Publicado en Diario de Noticias de ílava el 8 de diciembre de 2009
Podría en días como estos hablar o escribir de Adolfo, de Suárez, por aquello de la constitución esa que ahora celebramos aunque en su día no aprobamos. Quizás también por aquello de celebrar el estatuto como si fuese el inicio de algo y el final de todo. Como si nada hubiese habido antes ni lo fuese a haber más tarde. Podría también hablar del Adolfo con bigote. Bigotín más bien. Pequeño como él en medida pero grande en el sufrimiento y el daño causado. Podría hablar de los adolfos muchos que en el mundo son y han sido, pero hoy el cuerpo me pide hablar del de la arruga y la rampa. La arruga en el vestir y la rampa en el entrar.
Al tal Adolfo le han condenado a poner una rampa, para lo cual primero hubo que denunciarle.

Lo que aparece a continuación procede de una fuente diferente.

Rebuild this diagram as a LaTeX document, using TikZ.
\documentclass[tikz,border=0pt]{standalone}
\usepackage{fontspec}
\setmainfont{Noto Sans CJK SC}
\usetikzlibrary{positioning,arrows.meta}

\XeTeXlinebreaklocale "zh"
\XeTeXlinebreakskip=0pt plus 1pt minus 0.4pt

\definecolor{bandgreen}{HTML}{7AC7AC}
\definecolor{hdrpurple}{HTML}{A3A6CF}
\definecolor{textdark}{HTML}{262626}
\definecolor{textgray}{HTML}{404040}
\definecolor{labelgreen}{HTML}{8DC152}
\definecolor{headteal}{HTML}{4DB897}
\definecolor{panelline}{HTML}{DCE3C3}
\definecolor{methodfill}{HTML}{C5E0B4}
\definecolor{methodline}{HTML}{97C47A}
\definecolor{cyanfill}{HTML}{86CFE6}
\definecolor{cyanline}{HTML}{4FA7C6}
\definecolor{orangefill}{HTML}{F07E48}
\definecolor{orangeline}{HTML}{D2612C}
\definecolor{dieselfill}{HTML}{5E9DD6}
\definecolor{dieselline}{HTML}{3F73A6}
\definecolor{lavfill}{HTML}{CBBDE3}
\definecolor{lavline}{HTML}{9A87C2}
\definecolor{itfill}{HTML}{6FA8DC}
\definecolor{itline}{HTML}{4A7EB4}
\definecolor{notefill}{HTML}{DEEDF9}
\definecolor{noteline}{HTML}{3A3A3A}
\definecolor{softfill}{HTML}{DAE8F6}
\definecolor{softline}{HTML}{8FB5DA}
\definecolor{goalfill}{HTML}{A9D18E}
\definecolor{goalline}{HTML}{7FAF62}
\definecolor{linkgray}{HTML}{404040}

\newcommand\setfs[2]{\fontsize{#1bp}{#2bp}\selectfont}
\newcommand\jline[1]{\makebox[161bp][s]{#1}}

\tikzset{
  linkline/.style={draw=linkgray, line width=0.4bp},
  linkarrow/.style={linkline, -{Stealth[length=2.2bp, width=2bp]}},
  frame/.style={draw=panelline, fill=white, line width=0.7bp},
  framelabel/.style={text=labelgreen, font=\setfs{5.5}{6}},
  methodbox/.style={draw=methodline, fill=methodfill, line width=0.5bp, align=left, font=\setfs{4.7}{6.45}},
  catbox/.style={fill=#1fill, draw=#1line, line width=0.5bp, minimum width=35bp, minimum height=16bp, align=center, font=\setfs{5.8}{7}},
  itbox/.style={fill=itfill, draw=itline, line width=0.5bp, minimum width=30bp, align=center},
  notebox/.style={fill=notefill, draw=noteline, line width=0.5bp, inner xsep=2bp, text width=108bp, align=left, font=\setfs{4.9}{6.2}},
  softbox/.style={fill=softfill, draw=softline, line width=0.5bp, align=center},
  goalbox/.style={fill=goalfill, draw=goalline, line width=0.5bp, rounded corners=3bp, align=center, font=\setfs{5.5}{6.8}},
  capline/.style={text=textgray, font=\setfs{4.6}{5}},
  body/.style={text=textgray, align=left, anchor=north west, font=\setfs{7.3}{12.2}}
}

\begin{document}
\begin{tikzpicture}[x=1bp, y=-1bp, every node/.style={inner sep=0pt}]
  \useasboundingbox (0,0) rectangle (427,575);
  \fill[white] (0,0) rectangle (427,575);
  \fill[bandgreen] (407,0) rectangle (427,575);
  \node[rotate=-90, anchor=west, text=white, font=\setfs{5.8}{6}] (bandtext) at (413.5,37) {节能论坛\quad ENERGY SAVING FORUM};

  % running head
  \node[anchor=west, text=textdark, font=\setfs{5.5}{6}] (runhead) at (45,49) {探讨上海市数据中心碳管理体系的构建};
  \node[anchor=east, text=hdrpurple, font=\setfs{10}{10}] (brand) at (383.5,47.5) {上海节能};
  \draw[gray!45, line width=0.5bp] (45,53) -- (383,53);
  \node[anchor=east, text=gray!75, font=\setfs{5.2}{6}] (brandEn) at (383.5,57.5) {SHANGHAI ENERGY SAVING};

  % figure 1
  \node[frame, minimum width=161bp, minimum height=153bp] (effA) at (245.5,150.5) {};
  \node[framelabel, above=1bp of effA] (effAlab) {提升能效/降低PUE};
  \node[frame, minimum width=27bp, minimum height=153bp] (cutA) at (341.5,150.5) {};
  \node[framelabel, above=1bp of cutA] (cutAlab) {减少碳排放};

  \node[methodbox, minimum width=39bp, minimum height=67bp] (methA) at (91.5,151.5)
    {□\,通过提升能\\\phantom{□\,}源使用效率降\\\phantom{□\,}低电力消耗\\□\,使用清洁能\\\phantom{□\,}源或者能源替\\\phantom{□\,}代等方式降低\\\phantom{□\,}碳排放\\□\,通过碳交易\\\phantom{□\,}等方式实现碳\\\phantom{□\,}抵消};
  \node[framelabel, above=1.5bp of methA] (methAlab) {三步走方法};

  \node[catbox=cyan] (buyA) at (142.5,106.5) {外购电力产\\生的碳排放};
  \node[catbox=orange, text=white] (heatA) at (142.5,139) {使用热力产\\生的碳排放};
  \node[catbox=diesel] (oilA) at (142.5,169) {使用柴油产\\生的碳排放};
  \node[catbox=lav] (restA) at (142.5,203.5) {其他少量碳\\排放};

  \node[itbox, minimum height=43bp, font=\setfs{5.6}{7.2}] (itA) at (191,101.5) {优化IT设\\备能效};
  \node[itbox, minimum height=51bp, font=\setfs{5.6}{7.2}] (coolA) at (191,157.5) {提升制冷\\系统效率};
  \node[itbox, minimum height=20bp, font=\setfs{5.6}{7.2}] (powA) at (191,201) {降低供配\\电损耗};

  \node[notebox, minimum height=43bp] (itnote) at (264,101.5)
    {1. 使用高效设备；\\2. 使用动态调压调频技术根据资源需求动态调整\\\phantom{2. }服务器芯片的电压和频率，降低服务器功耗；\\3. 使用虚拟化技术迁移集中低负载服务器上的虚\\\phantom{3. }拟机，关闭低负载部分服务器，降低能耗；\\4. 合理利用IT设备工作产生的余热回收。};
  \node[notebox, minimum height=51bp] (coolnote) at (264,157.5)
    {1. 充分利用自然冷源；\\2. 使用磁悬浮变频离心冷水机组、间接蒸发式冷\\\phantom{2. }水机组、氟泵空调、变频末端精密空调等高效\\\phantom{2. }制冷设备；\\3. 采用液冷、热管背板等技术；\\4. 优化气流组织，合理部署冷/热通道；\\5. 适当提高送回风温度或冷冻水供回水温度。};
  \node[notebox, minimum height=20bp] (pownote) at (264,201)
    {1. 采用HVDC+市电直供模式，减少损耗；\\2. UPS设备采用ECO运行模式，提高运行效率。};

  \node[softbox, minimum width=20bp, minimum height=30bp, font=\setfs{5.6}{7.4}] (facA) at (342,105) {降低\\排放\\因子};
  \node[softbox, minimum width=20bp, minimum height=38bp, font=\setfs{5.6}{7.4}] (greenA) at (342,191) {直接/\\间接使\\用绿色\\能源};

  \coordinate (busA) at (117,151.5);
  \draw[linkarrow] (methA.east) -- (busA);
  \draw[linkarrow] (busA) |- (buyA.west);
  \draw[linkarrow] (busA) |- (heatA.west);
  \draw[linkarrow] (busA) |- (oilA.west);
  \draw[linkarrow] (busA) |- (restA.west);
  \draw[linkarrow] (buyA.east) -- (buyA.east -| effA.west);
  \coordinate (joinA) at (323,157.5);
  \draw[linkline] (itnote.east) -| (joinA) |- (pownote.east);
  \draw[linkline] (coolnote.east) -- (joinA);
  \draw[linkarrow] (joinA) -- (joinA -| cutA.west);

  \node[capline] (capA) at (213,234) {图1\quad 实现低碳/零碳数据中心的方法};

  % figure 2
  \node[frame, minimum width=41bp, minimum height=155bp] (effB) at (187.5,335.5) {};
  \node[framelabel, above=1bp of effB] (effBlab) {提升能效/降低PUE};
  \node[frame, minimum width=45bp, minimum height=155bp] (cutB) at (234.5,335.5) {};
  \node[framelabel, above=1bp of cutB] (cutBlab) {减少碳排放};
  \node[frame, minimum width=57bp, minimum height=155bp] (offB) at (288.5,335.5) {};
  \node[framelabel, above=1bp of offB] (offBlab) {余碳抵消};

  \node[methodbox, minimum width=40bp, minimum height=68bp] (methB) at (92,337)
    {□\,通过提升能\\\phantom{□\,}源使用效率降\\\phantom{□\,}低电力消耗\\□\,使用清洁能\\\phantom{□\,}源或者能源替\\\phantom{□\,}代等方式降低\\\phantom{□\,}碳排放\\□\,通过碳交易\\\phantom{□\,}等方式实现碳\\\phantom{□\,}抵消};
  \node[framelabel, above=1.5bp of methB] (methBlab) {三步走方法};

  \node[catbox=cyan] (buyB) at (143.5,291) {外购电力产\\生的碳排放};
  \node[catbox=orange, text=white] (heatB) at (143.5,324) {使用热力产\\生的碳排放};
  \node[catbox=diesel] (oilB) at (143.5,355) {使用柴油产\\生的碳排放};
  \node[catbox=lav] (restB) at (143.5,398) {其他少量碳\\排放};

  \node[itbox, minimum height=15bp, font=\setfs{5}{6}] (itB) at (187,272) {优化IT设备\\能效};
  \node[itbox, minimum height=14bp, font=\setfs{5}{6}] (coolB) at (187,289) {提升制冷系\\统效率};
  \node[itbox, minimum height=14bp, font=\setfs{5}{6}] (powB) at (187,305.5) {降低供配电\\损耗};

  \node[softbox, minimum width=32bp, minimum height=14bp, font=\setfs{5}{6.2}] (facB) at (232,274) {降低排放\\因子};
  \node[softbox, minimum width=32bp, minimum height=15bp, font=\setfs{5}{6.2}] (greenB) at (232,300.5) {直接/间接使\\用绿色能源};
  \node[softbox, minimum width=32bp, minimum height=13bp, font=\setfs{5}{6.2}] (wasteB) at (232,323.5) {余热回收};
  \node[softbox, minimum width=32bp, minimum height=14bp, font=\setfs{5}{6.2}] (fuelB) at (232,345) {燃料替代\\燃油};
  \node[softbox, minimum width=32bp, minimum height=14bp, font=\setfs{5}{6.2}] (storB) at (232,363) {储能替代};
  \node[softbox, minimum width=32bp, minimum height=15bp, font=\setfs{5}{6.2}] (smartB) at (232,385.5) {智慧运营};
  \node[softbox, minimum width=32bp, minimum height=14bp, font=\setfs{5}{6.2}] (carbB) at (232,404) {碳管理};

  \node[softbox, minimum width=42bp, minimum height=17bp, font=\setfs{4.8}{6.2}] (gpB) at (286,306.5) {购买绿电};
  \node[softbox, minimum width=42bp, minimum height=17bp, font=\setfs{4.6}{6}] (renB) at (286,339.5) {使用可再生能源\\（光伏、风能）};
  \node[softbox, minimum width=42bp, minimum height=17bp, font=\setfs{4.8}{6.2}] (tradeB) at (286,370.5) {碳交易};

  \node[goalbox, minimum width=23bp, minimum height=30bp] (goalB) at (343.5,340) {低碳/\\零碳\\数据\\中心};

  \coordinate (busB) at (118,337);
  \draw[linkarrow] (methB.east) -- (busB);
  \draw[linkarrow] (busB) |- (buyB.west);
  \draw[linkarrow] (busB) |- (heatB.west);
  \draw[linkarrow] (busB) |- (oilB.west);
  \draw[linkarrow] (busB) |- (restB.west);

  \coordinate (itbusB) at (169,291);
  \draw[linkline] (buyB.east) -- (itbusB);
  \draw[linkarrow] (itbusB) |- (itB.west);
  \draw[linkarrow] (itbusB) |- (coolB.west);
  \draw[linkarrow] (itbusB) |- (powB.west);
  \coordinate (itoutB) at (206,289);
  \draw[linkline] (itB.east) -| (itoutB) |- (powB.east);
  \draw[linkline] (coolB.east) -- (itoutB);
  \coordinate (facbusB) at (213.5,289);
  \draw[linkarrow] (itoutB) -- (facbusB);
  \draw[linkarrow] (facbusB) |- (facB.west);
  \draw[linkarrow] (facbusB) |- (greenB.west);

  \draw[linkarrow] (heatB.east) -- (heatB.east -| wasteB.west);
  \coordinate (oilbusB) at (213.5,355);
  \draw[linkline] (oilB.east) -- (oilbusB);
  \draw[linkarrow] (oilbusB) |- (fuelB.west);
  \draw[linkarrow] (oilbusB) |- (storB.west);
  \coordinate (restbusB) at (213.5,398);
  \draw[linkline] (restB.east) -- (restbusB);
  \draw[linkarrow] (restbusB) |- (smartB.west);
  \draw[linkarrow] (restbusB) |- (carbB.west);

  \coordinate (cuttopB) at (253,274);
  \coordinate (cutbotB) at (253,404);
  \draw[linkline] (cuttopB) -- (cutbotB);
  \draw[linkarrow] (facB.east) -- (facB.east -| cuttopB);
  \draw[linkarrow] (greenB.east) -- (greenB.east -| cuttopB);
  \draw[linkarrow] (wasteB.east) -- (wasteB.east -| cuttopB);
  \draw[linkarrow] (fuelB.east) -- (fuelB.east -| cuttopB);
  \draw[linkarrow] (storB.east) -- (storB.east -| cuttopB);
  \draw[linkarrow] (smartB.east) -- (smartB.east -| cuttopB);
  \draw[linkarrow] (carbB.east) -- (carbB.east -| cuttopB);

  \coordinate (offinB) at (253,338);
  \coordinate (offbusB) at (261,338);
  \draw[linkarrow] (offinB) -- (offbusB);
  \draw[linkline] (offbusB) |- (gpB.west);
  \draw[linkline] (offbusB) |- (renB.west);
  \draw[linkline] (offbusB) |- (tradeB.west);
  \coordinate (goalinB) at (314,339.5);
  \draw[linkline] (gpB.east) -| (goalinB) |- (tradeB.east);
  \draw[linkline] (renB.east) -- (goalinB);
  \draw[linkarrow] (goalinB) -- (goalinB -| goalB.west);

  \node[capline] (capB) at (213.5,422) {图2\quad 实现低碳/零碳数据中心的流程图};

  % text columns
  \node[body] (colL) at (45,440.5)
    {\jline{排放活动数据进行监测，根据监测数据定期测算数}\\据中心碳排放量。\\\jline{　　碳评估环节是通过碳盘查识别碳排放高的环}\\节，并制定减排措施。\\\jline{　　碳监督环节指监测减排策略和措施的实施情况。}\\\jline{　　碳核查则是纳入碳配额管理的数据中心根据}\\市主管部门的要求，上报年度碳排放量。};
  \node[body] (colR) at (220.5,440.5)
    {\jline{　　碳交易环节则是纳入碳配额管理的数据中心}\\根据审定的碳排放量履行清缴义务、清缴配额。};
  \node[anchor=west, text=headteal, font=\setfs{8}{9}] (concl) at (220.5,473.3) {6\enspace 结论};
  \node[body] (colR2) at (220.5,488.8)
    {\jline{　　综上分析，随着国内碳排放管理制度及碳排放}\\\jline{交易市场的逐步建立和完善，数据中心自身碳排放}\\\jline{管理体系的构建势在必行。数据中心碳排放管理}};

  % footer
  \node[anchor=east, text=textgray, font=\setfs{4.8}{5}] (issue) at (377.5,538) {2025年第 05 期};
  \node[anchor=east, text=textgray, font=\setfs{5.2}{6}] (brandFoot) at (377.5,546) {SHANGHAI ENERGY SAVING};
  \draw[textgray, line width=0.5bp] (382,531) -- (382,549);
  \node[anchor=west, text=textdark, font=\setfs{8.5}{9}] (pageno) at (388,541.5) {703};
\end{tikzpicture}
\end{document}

Se trata de un caso aislado y único en nuestra almendra medieval. Un local inaccesible. No como el resto de bares, comercios y restaurantes de la zona que se caracterizan por las grandes facilidades de acceso que proporcionan no ya a los discapacitados, sino a los niños ensillados y a los carritos de compra. Pero claro, el de la arruga es presa fácil y su caza provoca en más de uno la íntima satisfacción de atacar a la línea de flotación del comercio indeseable; de la pijotería en el vestir y en el oler; de la invasión del reducto irreductible por parte de turistas y gentes de aburrido vivir. Y el caso es que hace años tuve ocasión de escuchar a una representante de la marca arrugada y me dio la impresión de que si alguien conocía Vitoria y la entendía esa era ella. ¡Qué ilusión trasmitía! ¡Qué apuesta de futuro por un espacio que hasta nosotros habíamos olvidado y enterrado! ¡Qué visión del asunto en sintonía con las grandes y pequeñas ciudades del continente y sus islas!

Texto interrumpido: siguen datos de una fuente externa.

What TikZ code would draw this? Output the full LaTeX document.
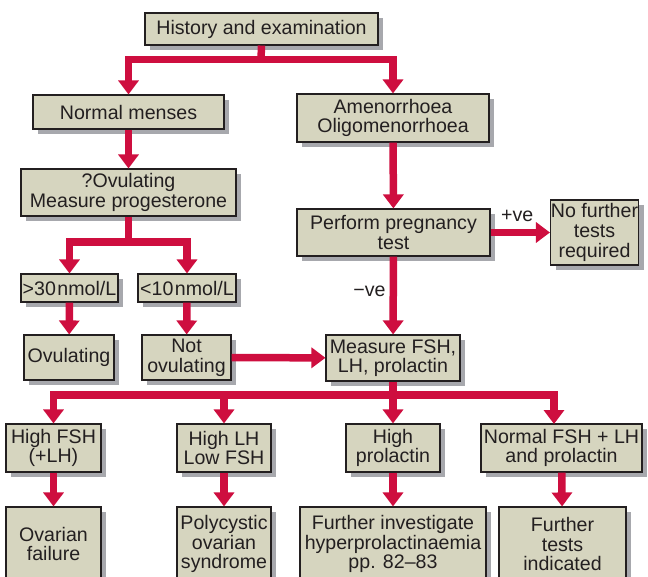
\documentclass[tikz,border=0pt]{standalone}
\usepackage{fontspec}
\setmainfont{Liberation Sans}
\usetikzlibrary{arrows.meta,shadows}
\definecolor{boxfill}{HTML}{D6D5BF}
\definecolor{shadowgray}{HTML}{A7A8AD}
\definecolor{flowred}{HTML}{CE0E3F}
\definecolor{textdark}{HTML}{231F20}
\begin{document}
\begin{tikzpicture}[x=1pt,y=-1pt,
  box/.style={draw=textdark,line width=1.1pt,fill=boxfill,inner sep=0pt,align=center,
    text=textdark,font=\fontsize{19.6}{19.6}\selectfont,
    drop shadow={shadow xshift=5pt,shadow yshift=-5pt,fill=shadowgray,opacity=1}},
  conn/.style={draw=flowred,line width=7.5pt,line join=miter},
  arr/.style={conn,-{Triangle[width=20pt,length=14pt]}},
  lbl/.style={text=textdark,font=\fontsize{19.6}{19.6}\selectfont,inner sep=0pt}]
\useasboundingbox (0,0) rectangle (648,577);
\clip (0,0) rectangle (648,577);

\node[box,minimum width=233pt,minimum height=32pt] (hist) at (261.5,29) {History and examination};
\node[box,minimum width=191pt,minimum height=34pt] (normal) at (128.5,112) {Normal menses};
\node[box,minimum width=192pt,minimum height=48pt] (amen) at (393,118) {Amenorrhoea\\Oligomenorrhoea};
\node[box,minimum width=215pt,minimum height=47pt] (ovq) at (128.5,192.5) {?Ovulating\\Measure progesterone};
\node[box,minimum width=193pt,minimum height=47pt] (preg) at (393.5,232.5) {Perform pregnancy\\test};
\node[box,minimum width=88pt,minimum height=65pt] (nofur) at (594.5,232.5) {No further\\tests\\required};
\node[box,minimum width=97pt,minimum height=28pt] (g30) at (69.5,288) {>30\kern1.5pt nmol/L};
\node[box,minimum width=98pt,minimum height=28pt] (l10) at (187,288) {<10\kern1.5pt nmol/L};
\node[box,minimum width=90pt,minimum height=45pt] (ovul) at (69,357.5) {Ovulating};
\node[box,minimum width=89pt,minimum height=45pt] (notov) at (186.5,357.5) {Not\\ovulating};
\node[box,minimum width=134pt,minimum height=46pt] (fsh) at (393,358) {Measure FSH,\\LH, prolactin};
\node[box,minimum width=95pt,minimum height=48pt] (hf) at (53.5,448) {High FSH\\(+LH)};
\node[box,minimum width=94pt,minimum height=48pt] (hl) at (224,448) {High LH\\Low FSH};
\node[box,minimum width=94pt,minimum height=48pt] (hp) at (393,448) {High\\prolactin};
\node[box,minimum width=161pt,minimum height=48pt] (nf) at (561.5,448) {Normal FSH + LH\\and prolactin};
\node[box,minimum width=95pt,minimum height=74pt] (of) at (53.5,544) {Ovarian\\failure};
\node[box,minimum width=94pt,minimum height=74pt] (pc) at (224,544) {Polycystic\\ovarian\\syndrome};
\node[box,minimum width=186pt,minimum height=74pt] (fi) at (393,544) {Further investigate\\hyperprolactinaemia\\pp. 82–83};
\node[box,minimum width=127pt,minimum height=74pt] (ft) at (562.5,544) {Further\\tests\\indicated};

% branch from history
\coordinate (b1) at (261,59.5);
\draw[conn] (hist.south) -- (b1);
\draw[arr] (b1) -| (normal.north);
\draw[arr] (b1) -| (amen.north);
\draw[arr] (normal) -- (ovq);
\draw[arr] (amen) -- (preg);

% progesterone branch
\coordinate (b2) at (128.5,242);
\draw[conn] (ovq.south) -- (b2);
\draw[arr] (b2) -| (g30.north);
\draw[arr] (b2) -| (l10.north);
\draw[arr] (g30) -- (ovul);
\draw[arr] (l10) -- (notov);

% pregnancy test
\draw[arr] (preg) -- node[lbl,above=7pt,pos=0.45] (pos) {+ve} (nofur);
\draw[arr] (preg) -- node[lbl,left=4pt,pos=0.45] (neg) {−ve} (fsh);
\draw[arr] (notov) -- (fsh);

% FSH branch
\coordinate (b3) at (393,395);
\coordinate (nfin) at (554,424);
\draw[conn] (fsh.south) -- (b3);
\draw[arr] (b3) -| (hf.north);
\draw[arr] (b3) -| (hl.north);
\draw[arr] (b3) -- (hp.north);
\draw[arr] (b3) -| (nfin);

\draw[arr] (hf) -- (of);
\draw[arr] (hl) -- (pc);
\draw[arr] (hp) -- (fi);
\draw[arr] (nf) -- (ft);
\end{tikzpicture}
\end{document}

Ahora tiene rampa, igual que la almendra. Y todos tan contentos. Sólo le faltan las luces de colores y ya está, como los arquillos, destrozados gracias a los e-planes y la absurda ocurrencia de enmascarar sus techos. Convertidos de pronto en algo más parecido a un salón de alterne que al paseito que fueron. Eso sí, eternizados en su calidad de referente arquitectónico tanto por su brillante concepción como por su desafortunada remodelación. Y mientras tanto a seguir levantando las calles que quedaban. A seguir dando vueltas a la almendra por las varias capas de esta cebolla que a veces hace llorar. A seguir poniendo parches que eviten lo inevitable, sentarnos a pensar la almendra que queremos y abrirla no ya al mundo, sino incluso a nosotros mismos vitorianos todos.